Election, What Election?

This year's electoral reality of a lackluster top of the ticket has some Democrats worried about a lower-than-usual turnout to the polls on Nov. 4, spelling trouble for a party with a weakly supported challenger facing a popular Republican incumbent governor.

But local pollster Bruce Donisthorpe is projecting a 2014 general election turnout comparable to any other non-presidential election year. That means somewhere around 600,000 people across the state voting by the close of polls.

"I don't find anything that suggests that things are going to be significantly lower now than they are in any historical midterm election," he says.

Presidential election years, which bring more people to the polls, usually prompt a 750,000 to 800,000 person turnout in New Mexico, he adds.

It's still not much to boast over. That's because in the grand scheme of things, people just aren't voting.

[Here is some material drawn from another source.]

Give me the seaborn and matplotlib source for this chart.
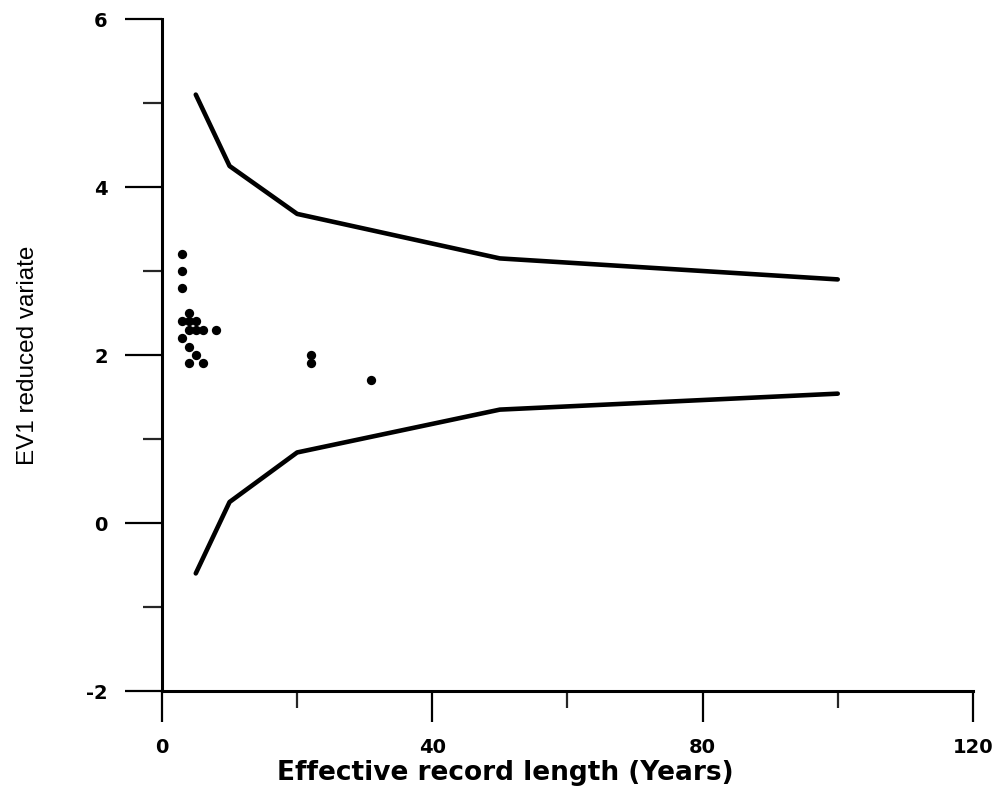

During the last midterm election in 2010, just 44 percent of registered voters in New Mexico bothered to show up and vote. Even during the 2012 presidential cycle, just 61 percent of registered New Mexico voters cast a ballot. And those numbers don't take into account residents who meet the voting age but aren't registered to vote.

Meanwhile, Donisthorpe will be in the field this week doing one last projection of voter turnout.

Early voting continues locally at the Santa Fe County Clerk's office through Saturday, Nov. 1. Other county sites for early voting include the Santa Fe County Fair Building, the Pojoaque County Satellite Office, the Eldorado Senior Center and the Old Edgewood Fire Station.